Os porta-vozes do movimento são poetas, escritores e artistas que estão presentes em quase todos os países da América Latina. A miscelânia de português e espanhol migrou da fala para a escrita no início da década de 90, através do livro Mar paraguayo, do paranaense Wilson Bueno. Mas somente de dois anos para cá o uso da língua ganhou força na literatura latino-americana. Diegues é o precursor e divulgador-mor do movimento. Em 2002, lançou seu primeiro livro, Dá gusto andar desnudo por estas selvas. Depois disso, escreveu outras cinco obras e inaugurou a editora YiYi Jambo, especializada em lançar e traduzir títulos em portunhol selvagem. “Fundamos um komitê para traduzir as obras completas de Manoel de Barros al portunhol selvagem, al espanhol y al guarani”, diz Diegues, no mais perfeito portunhol selvagem. “Escrever nessa língua é divertidíssimo. Virou idioma oficial de e-mails e conversas de bar”, diz Joca Terrón, escritor mato-grossense radicado em São Paulo.

i59215.jpg

No Brasil, Terrón foi o primeiro a aderir à onda. Seu conto Monaks atravessam el Apa, escrito em portunhol em 2003, virou livro em 2006. Sua segunda obra, Transportunhol borracho, foi lançada um ano depois. A vontade de se aventurar pelo portunhol selvagem surgiu depois de Terrón conhecer Diegues pessoalmente. Mas, além disso, o escritor cresceu familiarizado com um mix de idiomas. Nascido em Cuiabá, cresceu em Bela Vista, cidade na fronteira com o Paraguai e com a Bolívia. “Lá, todos eram trilíngües. Aprendi que, apesar da diferença da língua, somos muito parecidos”, diz Terrón. Depois dele, vieram outros brasileiros. Xico Sá tem dois títulos: Caballeros solitários rumo ao sol poente e La mujer és un gluebo da muerte. Ronaldo Bressane é autor de Cada vez que ella dice xis. E a blogueira Clarah Averbuck é o membro mais novo do grupo. Ela escreveu um texto, em portunhol, em Nossa Senhora da Pequena Morte, que será lançado em setembro. Incansável, o próximo passo de Diegues é levar o portunhol para o cinema. Para isso, conta com o apoio de Paulo Betti. “Estarei no filme como ator ou na função que Douglas mandar”, diz Betti. “Acho que temos que perder a verguenza de hablar espanhol.”

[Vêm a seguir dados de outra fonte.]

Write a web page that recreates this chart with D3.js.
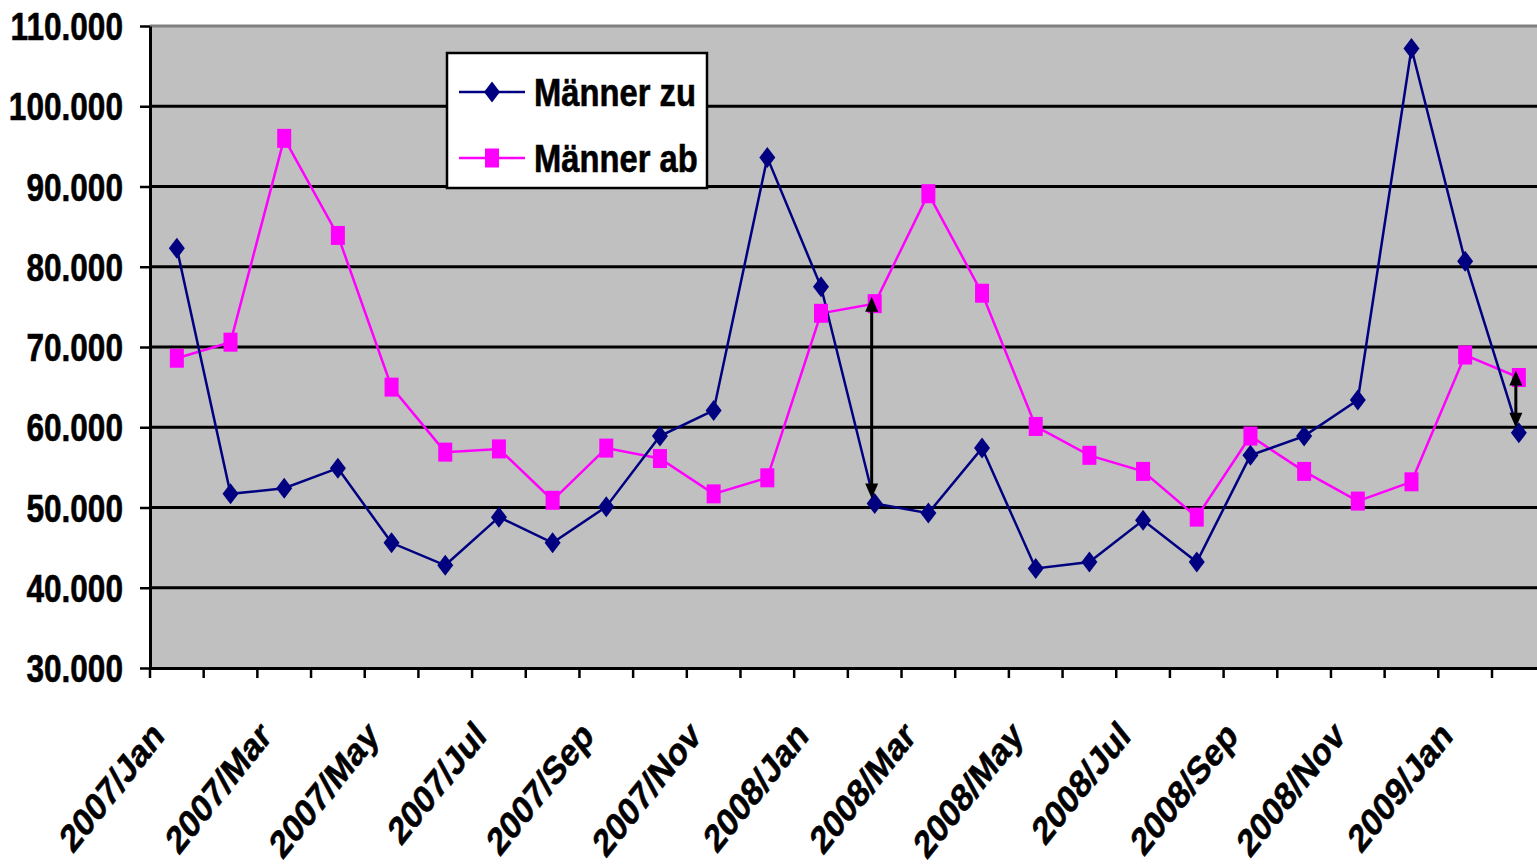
<!DOCTYPE html>
<html>
<head>
<meta charset="utf-8">
<script src="https://cdn.jsdelivr.net/npm/d3@7"></script>
<style>
  html, body { margin: 0; padding: 0; background: #fff; overflow: hidden; }
  svg { display: block; }
  text { font-family: "Liberation Sans", Arial, sans-serif; font-weight: bold; fill: #000; stroke: #000; stroke-width: 0.6px; }
</style>
</head>
<body>
<svg id="chart" width="1537" height="865"></svg>
<script>
const months = ["2007/Jan","2007/Feb","2007/Mar","2007/Apr","2007/May","2007/Jun","2007/Jul","2007/Aug","2007/Sep","2007/Oct","2007/Nov","2007/Dec",
                "2008/Jan","2008/Feb","2008/Mar","2008/Apr","2008/May","2008/Jun","2008/Jul","2008/Aug","2008/Sep","2008/Oct","2008/Nov","2008/Dec",
                "2009/Jan","2009/Feb"];
const maennerZu = [82300, 51700, 52400, 54900, 45600, 42800, 48800, 45600, 50100, 58900, 62100, 93600,
                   77500, 50500, 49300, 57400, 42400, 43200, 48400, 43200, 56500, 58900, 63400, 107200,
                   80700, 59300];
const maennerAb = [68600, 70600, 96000, 83900, 65000, 56900, 57300, 50900, 57400, 56100, 51700, 53700,
                   74200, 75400, 89100, 76700, 60100, 56500, 54500, 48800, 58900, 54500, 50800, 53200,
                   69000, 66200];
const yTicks = [30000, 40000, 50000, 60000, 70000, 80000, 90000, 100000, 110000];
const labeledMonths = months.filter((d, i) => i % 2 === 0);
const arrowMonths = ["2008/Feb", "2009/Feb"];
const seriesNames = ["Männer zu", "Männer ab"];

(function () {
const svg = d3.select("#chart");
const W = 1537, H = 865;
const pLeft = 150, pTop = 26, pBottom = 668;
const bandW = 53.68;
const pRight = pLeft + months.length * bandW;

const x = d3.scaleBand().domain(months).range([pLeft, pRight]).padding(0);
const y = d3.scaleLinear().domain([30000, 110000]).range([pBottom, pTop]);
const loc = d3.formatLocale({decimal: ",", thousands: ".", grouping: [3], currency: ["", "€"]});
const fmt = loc.format(",.0f");
const cx = m => x(m) + x.bandwidth() / 2;
const SX = 0.8;

svg.append("rect").attr("width", W).attr("height", H).attr("fill", "#fff");

// plot area
svg.append("rect").attr("x", pLeft).attr("y", pTop).attr("width", pRight - pLeft).attr("height", pBottom - pTop)
  .attr("fill", "#C0C0C0");
svg.append("line").attr("x1", pLeft).attr("x2", pRight).attr("y1", pTop).attr("y2", pTop)
  .attr("stroke", "#808080").attr("stroke-width", 3);

// gridlines
svg.append("g").selectAll("line").data(yTicks.filter(t => t > 30000 && t < 110000)).join("line")
  .attr("x1", pLeft).attr("x2", pRight).attr("y1", d => y(d)).attr("y2", d => y(d))
  .attr("stroke", "#000").attr("stroke-width", 3);

// y axis
const yAxis = svg.append("g").attr("transform", `translate(${pLeft},0)`)
  .call(d3.axisLeft(y).tickValues(yTicks).tickSize(10).tickSizeOuter(0).tickFormat(""));
yAxis.select(".domain").attr("stroke", "#000").attr("stroke-width", 3);
yAxis.selectAll(".tick line").attr("stroke", "#000").attr("stroke-width", 2.5);
svg.append("g").selectAll("text").data(yTicks).join("text")
  .attr("transform", d => `translate(123,${y(d)}) scale(0.81,1)`)
  .attr("text-anchor", "end").attr("dy", "0.36em").attr("font-size", 39)
  .text(d => fmt(d));

// x axis
const xAxis = svg.append("g").attr("transform", `translate(0,${pBottom})`)
  .call(d3.axisBottom(x).tickSize(0).tickSizeOuter(0).tickFormat(""));
xAxis.select(".domain").attr("stroke", "#000").attr("stroke-width", 3);
const boundaries = months.map(m => x(m)).concat([pRight]);
svg.append("g").selectAll("line").data(boundaries).join("line")
  .attr("x1", d => d).attr("x2", d => d).attr("y1", pBottom).attr("y2", pBottom + 10)
  .attr("stroke", "#000").attr("stroke-width", 2.5);
svg.append("g").selectAll("text").data(labeledMonths).join("text")
  .attr("transform", d => `translate(${cx(d) - 11},738) scale(${SX},1) rotate(-45)`)
  .attr("text-anchor", "end").attr("font-size", 39)
  .text(d => d);

// lines
const line = d3.line().x(d => cx(d.m)).y(d => y(d.v));
const zuData = months.map((m, i) => ({m, v: maennerZu[i]}));
const abData = months.map((m, i) => ({m, v: maennerAb[i]}));

svg.append("path").datum(abData).attr("d", line).attr("fill", "none")
  .attr("stroke", "#FF00FF").attr("stroke-width", 2.5);
svg.append("path").datum(zuData).attr("d", line).attr("fill", "none")
  .attr("stroke", "#000080").attr("stroke-width", 2.5);

const diamond = (px, py) => `M${px},${py - 10.5}L${px + 8},${py}L${px},${py + 10.5}L${px - 8},${py}Z`;
svg.append("g").selectAll("rect").data(abData).join("rect")
  .attr("x", d => cx(d.m) - 7).attr("y", d => y(d.v) - 9.5).attr("width", 14).attr("height", 19)
  .attr("fill", "#FF00FF");
svg.append("g").selectAll("path").data(zuData).join("path")
  .attr("d", d => diamond(cx(d.m), y(d.v))).attr("fill", "#000080");

// double arrows
const arrowG = svg.append("g");
arrowMonths.forEach(m => {
  const i = months.indexOf(m);
  const ax = cx(m) - 3;
  const yTop = y(maennerAb[i]) - 7;
  const yBot = y(maennerZu[i]) - 5;
  const hh = Math.min(15, (yBot - yTop) / 3.2), hw = 6.5;
  arrowG.append("line").attr("x1", ax).attr("x2", ax).attr("y1", yTop + hh - 1).attr("y2", yBot - hh + 1)
    .attr("stroke", "#000").attr("stroke-width", 3);
  arrowG.append("path").attr("d", `M${ax},${yTop}L${ax + hw},${yTop + hh}L${ax - hw},${yTop + hh}Z`).attr("fill", "#000");
  arrowG.append("path").attr("d", `M${ax},${yBot}L${ax + hw},${yBot - hh}L${ax - hw},${yBot - hh}Z`).attr("fill", "#000");
});

// legend
const lg = svg.append("g");
lg.append("rect").attr("x", 447).attr("y", 53).attr("width", 260).attr("height", 135)
  .attr("fill", "#fff").attr("stroke", "#000").attr("stroke-width", 2.5);
const legendItems = [
  {name: seriesNames[0], color: "#000080", ly: 92, shape: "diamond"},
  {name: seriesNames[1], color: "#FF00FF", ly: 158, shape: "square"}
];
legendItems.forEach(it => {
  lg.append("line").attr("x1", 459).attr("x2", 525).attr("y1", it.ly).attr("y2", it.ly)
    .attr("stroke", it.color).attr("stroke-width", 2.5);
  if (it.shape === "diamond") {
    lg.append("path").attr("d", diamond(492, it.ly)).attr("fill", it.color);
  } else {
    lg.append("rect").attr("x", 485).attr("y", it.ly - 9.5).attr("width", 14).attr("height", 19).attr("fill", it.color);
  }
  lg.append("text").attr("transform", `translate(534,${it.ly}) scale(0.84,1)`)
    .attr("dy", "0.36em").attr("font-size", 39).text(it.name);
});
})();
</script>
</body>
</html>
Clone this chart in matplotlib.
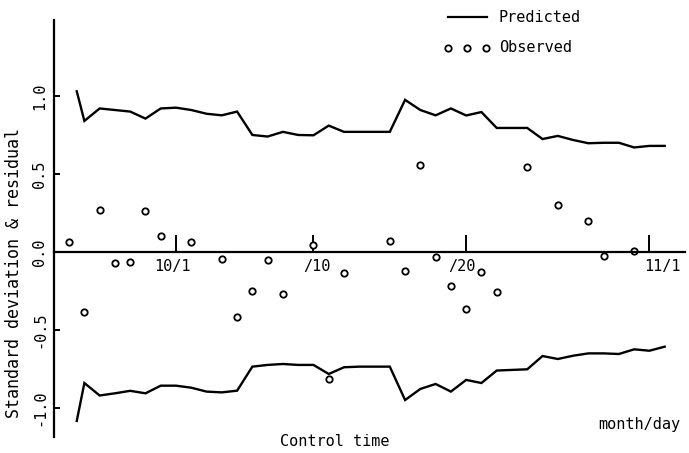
import matplotlib
matplotlib.use("Agg")
import matplotlib.pyplot as plt
from matplotlib.lines import Line2D
import matplotlib.transforms as mtransforms

# ---- data (days relative to Oct 1) ----
pred_days = [-6.5, -6, -5, -4, -3, -2, -1, 0, 1, 2, 3, 4, 5, 6, 7, 8, 9, 10, 11, 12,
             13, 14, 15, 16, 17, 18, 19, 20, 21, 22, 23, 24, 25, 26, 27, 28, 29, 30, 31, 32]
pred_upper = [1.03, 0.84, 0.92, 0.91, 0.90, 0.855, 0.92, 0.925, 0.91, 0.886, 0.876, 0.90,
              0.75, 0.74, 0.77, 0.75, 0.748, 0.81, 0.77, 0.77, 0.77, 0.77, 0.975, 0.91,
              0.876, 0.92, 0.875, 0.897, 0.795, 0.795, 0.795, 0.724, 0.744, 0.718, 0.697,
              0.70, 0.70, 0.67, 0.68, 0.68]
pred_lower = [-1.083, -0.84, -0.92, -0.906, -0.89, -0.906, -0.857, -0.857, -0.87, -0.895,
              -0.90, -0.889, -0.735, -0.724, -0.718, -0.724, -0.724, -0.782, -0.739, -0.735,
              -0.735, -0.735, -0.949, -0.878, -0.846, -0.895, -0.82, -0.84, -0.76, -0.756,
              -0.752, -0.667, -0.686, -0.665, -0.65, -0.65, -0.654, -0.624, -0.633, -0.607]

obs_days = [-7, -6, -5, -4, -3, -2, -1, 1, 3, 4, 5, 6, 7, 9, 10, 11, 14, 15, 16, 17,
            18, 19, 20, 21, 23, 25, 27, 28, 30]
obs_vals = [0.064, -0.385, 0.27, -0.07, -0.064, 0.26, 0.10, 0.064, -0.045, -0.417,
            -0.25, -0.05, -0.27, 0.045, -0.815, -0.135, 0.07, -0.12, 0.56, -0.03,
            -0.22, -0.365, -0.13, -0.256, 0.545, 0.30, 0.20, -0.026, 0.005]

xtick_pos = [0, 9, 19, 31]
xtick_labels = ["10/1", "/10", "/20", "11/1"]
ytick_pos = [-1.0, -0.5, 0.0, 0.5, 1.0]
ytick_labels = ["-1.0", "-0.5", "0.0", "0.5", "1.0"]

FONT = "DejaVu Sans Mono"
plt.rcParams["font.family"] = [FONT, "DejaVu Sans"]

W, H = 689, 453
fig = plt.figure(figsize=(W / 100, H / 100), dpi=100)

def px(x, y):
    return (x / W, 1 - y / H)

ax = fig.add_axes([54 / W, 16 / H, 631 / W, 417 / H])
ax.set_xlim(-7.99, 33.33)
ax.set_ylim(-1.186, 1.487)

ax.plot(pred_days, pred_upper, color="black", lw=1.7, solid_joinstyle="miter")
ax.plot(pred_days, pred_lower, color="black", lw=1.7, solid_joinstyle="miter")
ax.plot(obs_days, obs_vals, linestyle="none", marker="o", ms=4.6,
        mfc="white", mec="black", mew=1.3)

for s in ("top", "right"):
    ax.spines[s].set_visible(False)
ax.spines["bottom"].set_position(("data", 0))
ax.spines["left"].set_linewidth(1.6)
ax.spines["bottom"].set_linewidth(1.6)

ax.set_xticks(xtick_pos)
ax.set_xticklabels(xtick_labels, fontsize=11)
ax.tick_params(axis="x", direction="in", length=12, width=1.4, pad=5)
ax.set_yticks(ytick_pos)
ax.set_yticklabels(ytick_labels, fontsize=11, rotation=90, va="center")
ax.tick_params(axis="y", direction="in", length=4, width=1.4, pad=5)

# small label offsets as in the reference
offs = [-4, 3, -4, 13]
for lab, o in zip(ax.get_xticklabels(), offs):
    lab.set_transform(lab.get_transform() +
                      mtransforms.ScaledTranslation(o / 100, 0, fig.dpi_scale_trans))

fig.text(*px(14, 273), "Standard deviation & residual", rotation=90,
         ha="center", va="center", fontsize=12)
fig.text(*px(335, 442), "Control time", ha="center", va="center", fontsize=11)
fig.text(*px(639, 424), "month/day", ha="center", va="center", fontsize=11)

# legend drawn in figure coordinates
x0, y0 = px(448, 17)
x1, _ = px(487, 17)
fig.add_artist(Line2D([x0, x1], [y0, y0], transform=fig.transFigure,
                      color="black", lw=1.6))
fig.text(*px(498, 17), "Predicted", ha="left", va="center", fontsize=11)
mx = [px(448, 48)[0], px(467, 48)[0], px(486, 48)[0]]
my = [px(448, 48)[1]] * 3
fig.add_artist(Line2D(mx, my, transform=fig.transFigure, linestyle="none",
                      marker="o", ms=4.6, mfc="white", mec="black", mew=1.3))
fig.text(*px(499, 48), "Observed", ha="left", va="center", fontsize=11)

fig.savefig("out.png", dpi=100)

O portunhol selvagem, assim como o convencional, que escapa da boca de qualquer brasileiro sem formação em espanhol diante da necessidade, não possui regras gramaticais. “É uma língua freestyle”, diz Terrón. Segundo os escritores, o público não leva a sério, mas se diverte. “Há uma reação lúdica (dos leitores)”, diz Xico. “Todo bêbado, louco e criança adora hablar em portunhol selvagem. Eis o segredo do sucesso e da longevidade”, filosofa. Durante sua participação na Flap, o escritor chileno Héctor Hernández Montecinos disse acreditar que, dentro de dez anos, o portunhol será a língua oficial da América Latina. Seus hermanos discordam. “Deixa o oficialismo com os homens dos Itamaratis da vida”, minimiza Xico Sá.